Capernaum tells its story through flashback, centering on the life of Zain, including his encounter with the Ethiopian migrant "Rahil" and her infant son "Yonas." We watch the world around him collapse step by step — the marrying off of his underage sister, his flight from home, life on the streets, and finally the crime that lands him in the dock.
Capernaum is a film that tackles the plight of marginalized children deprived of papers to prove their identity in Lebanon. These children exist in reality — they eat, they suffer, they dream — yet in the eyes of the state they do not exist at all.
Zain Al Rafeea — A Real Refugee on a Real Screen
The Syrian child Zain Al Rafeea could barely write his own name when Lebanese director Nadine Labaki discovered him on a street in Beirut and chose him to play the lead in her film. This alone redefines what "natural performance" means — Zain did not act out a measure of pain, he carried it with him from real life to the camera.

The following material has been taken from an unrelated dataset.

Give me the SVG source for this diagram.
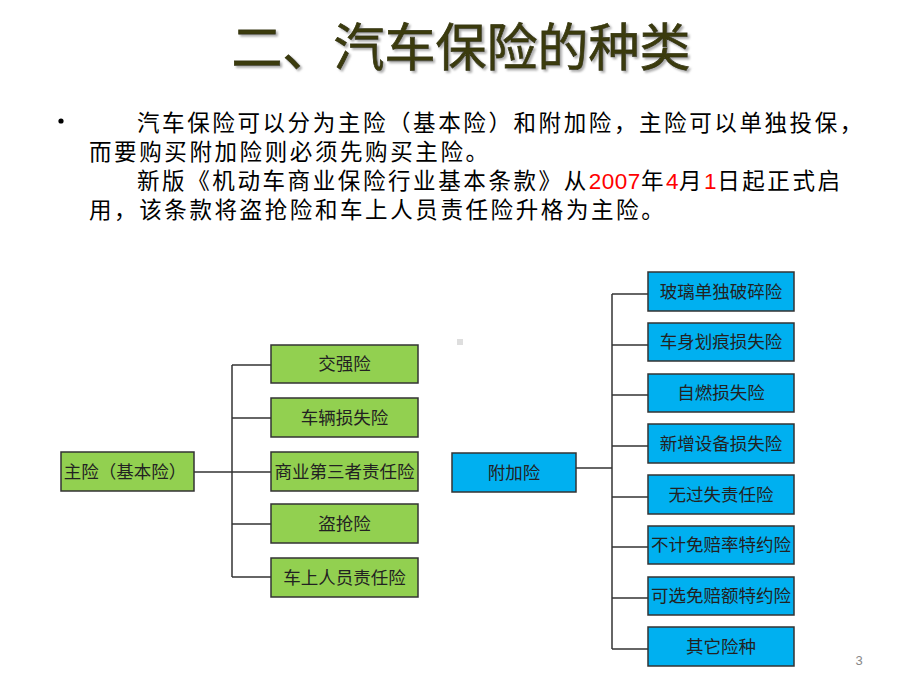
<svg xmlns="http://www.w3.org/2000/svg" width="920" height="690" viewBox="0 0 920 690">
<defs>
<filter id="sh" x="-10%" y="-20%" width="120%" height="150%">
<feDropShadow dx="2" dy="2" stdDeviation="0.8" flood-color="#999" flood-opacity="0.8"/>
</filter>
</defs>
<style>
.title{font-family:"Noto Sans CJK SC","Noto Sans CJK JP",sans-serif;font-size:51px;font-weight:400;text-anchor:middle;stroke:#3a3a10;stroke-width:0.8px}
.body{font-family:"Noto Sans CJK SC","Noto Sans CJK JP",sans-serif;font-size:22.5px;letter-spacing:2.6px;fill:#000}
.num{font-family:"Liberation Sans",Arial,sans-serif;fill:#ff0000;letter-spacing:0.5px}
.g{fill:#92D050;stroke:#333;stroke-width:1.5}
.b{fill:#00B0F0;stroke:#333;stroke-width:1.5}
.lbl{font-family:"Noto Sans CJK SC","Noto Sans CJK JP",sans-serif;font-size:17.5px;fill:#222;text-anchor:middle}
.conn line{stroke:#333;stroke-width:1.5}
</style>
<rect width="920" height="690" fill="#fff"/>
<text class="title" x="461" y="66" fill="#3a3a10" filter="url(#sh)">二、汽车保险的种类</text>
<circle cx="61" cy="121" r="2.6" fill="#000"/>
<text class="body" x="137" y="131">汽车保险可以分为主险（基本险）和附加险，主险可以单独投保，</text>
<text class="body" x="89" y="160">而要购买附加险则必须先购买主险。</text>
<text class="body" x="137" y="189">新版《机动车商业保险行业基本条款》从<tspan class="num">2007</tspan>年<tspan class="num">4</tspan>月<tspan class="num">1</tspan>日起正式启</text>
<text class="body" x="89" y="218">用，该条款将盗抢险和车上人员责任险升格为主险。</text>
<rect x="457" y="339" width="6" height="6" fill="#dedede"/>
<g class="conn">
<line x1="194" y1="472" x2="271" y2="472"/>
<line x1="232" y1="365" x2="232" y2="577"/>
<line x1="232" y1="365" x2="271" y2="365"/>
<line x1="232" y1="418" x2="271" y2="418"/>
<line x1="232" y1="524" x2="271" y2="524"/>
<line x1="232" y1="577" x2="271" y2="577"/>
<line x1="576" y1="468" x2="612" y2="468"/>
<line x1="612" y1="294" x2="612" y2="649"/>
<line x1="612" y1="294" x2="650" y2="294"/>
<line x1="612" y1="345" x2="648" y2="345"/>
<line x1="612" y1="395" x2="648" y2="395"/>
<line x1="612" y1="446" x2="650" y2="446"/>
<line x1="612" y1="497" x2="648" y2="497"/>
<line x1="612" y1="547" x2="650" y2="547"/>
<line x1="612" y1="598" x2="650" y2="598"/>
<line x1="612" y1="649" x2="650" y2="649"/>
</g>
<g id="main"><rect class="g" x="61" y="452" width="133" height="39"/><text class="lbl" x="125" y="478">主险（基本险）</text></g>
<g id="jqx"><rect class="g" x="271" y="345" width="147" height="38"/><text class="lbl" x="344.5" y="370">交强险</text></g>
<g id="clssx"><rect class="g" x="271" y="398" width="147" height="39"/><text class="lbl" x="344.5" y="423.5">车辆损失险</text></g>
<g id="syszx"><rect class="g" x="271" y="452" width="147" height="39"/><text class="lbl" x="344.5" y="478">商业第三者责任险</text></g>
<g id="dqx"><rect class="g" x="271" y="504" width="147" height="39"/><text class="lbl" x="344.5" y="530">盗抢险</text></g>
<g id="csry"><rect class="g" x="271" y="558" width="147" height="39"/><text class="lbl" x="344.5" y="584">车上人员责任险</text></g>
<g id="fjx"><rect class="b" x="452" y="453" width="124" height="39"/><text class="lbl" x="514" y="479">附加险</text></g>
<g id="b1"><rect class="b" x="648" y="272" width="146" height="39"/><text class="lbl" x="721" y="298">玻璃单独破碎险</text></g>
<g id="b2"><rect class="b" x="648" y="323" width="146" height="38"/><text class="lbl" x="721" y="348">车身划痕损失险</text></g>
<g id="b3"><rect class="b" x="648" y="374" width="146" height="38"/><text class="lbl" x="721" y="399">自燃损失险</text></g>
<g id="b4"><rect class="b" x="648" y="424" width="146" height="39"/><text class="lbl" x="721" y="450">新增设备损失险</text></g>
<g id="b5"><rect class="b" x="648" y="475" width="146" height="39"/><text class="lbl" x="721" y="501">无过失责任险</text></g>
<g id="b6"><rect class="b" x="648" y="526" width="146" height="38"/><text class="lbl" x="721" y="551">不计免赔率特约险</text></g>
<g id="b7"><rect class="b" x="648" y="577" width="146" height="38"/><text class="lbl" x="721" y="602">可选免赔额特约险</text></g>
<g id="b8"><rect class="b" x="648" y="627" width="146" height="39"/><text class="lbl" x="721" y="653">其它险种</text></g>
<text x="859" y="665" font-family="Liberation Sans,Arial,sans-serif" font-size="13" fill="#888" text-anchor="middle">3</text>
</svg>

Emily Yoshida of Vulture described Zain Al Rafeea as having "an astonishing, unforgettable presence." His performance in the courtroom scene is one of the most powerful moments Arab cinema has witnessed in the past decade — a single look from his eyes says what no word could ever say.
The cast of Nadine Labaki's Capernaum are the heroes of real life, people who had never stood before a camera, and here they earned their leading roles. Casting actors drawn from reality was a bold decision, but it was the only right one for this film in particular.
The Counterargument: Does the Film Deliberately Wring Out Tears?
To be honest, Capernaum is not beyond criticism. Some critics argue that Nadine Labaki resorted to playing on emotions by depicting a painful story, and that her clear aim was to draw out feeling in order to reach an audience in tears.
Labaki overloaded her film with issues until she reached a point of no resolution, then threw in an ending that cuts off any real narrative development. There is merit to this criticism — the film opens dozens of wounds without ever claiming to hold the cure.
But the question remains: is there really any fault in a film moving you to tears over a real reality? Perhaps the problem is not the tears, but the fact that we do nothing afterward.
A Film That Changed Its Real-Life Star's Life
The film won the Jury Prize at the 71st Cannes Film Festival in 2018 amid a 15-minute standing ovation — a rare moment in the history of Arab cinema.
Capernaum is the highest-grossing Arab film, and the highest-grossing film in the Middle East of all time, after achieving major success at the international box office with more than 68 million US dollars worldwide against a production budget of 4 million US dollars. It is an extraordinary equation no Arab film had achieved before it.
The child Zain Al Rafeea, who had been living with his Syrian refugee family in Beirut, was resettled along with his family in Norway after the film's success — as if cinema here did what politics could not.
AMDB rating for Capernaum: 9/10 A masterpiece of human cinema — it breaks you and builds you back up again. One of the most important Arab films in history.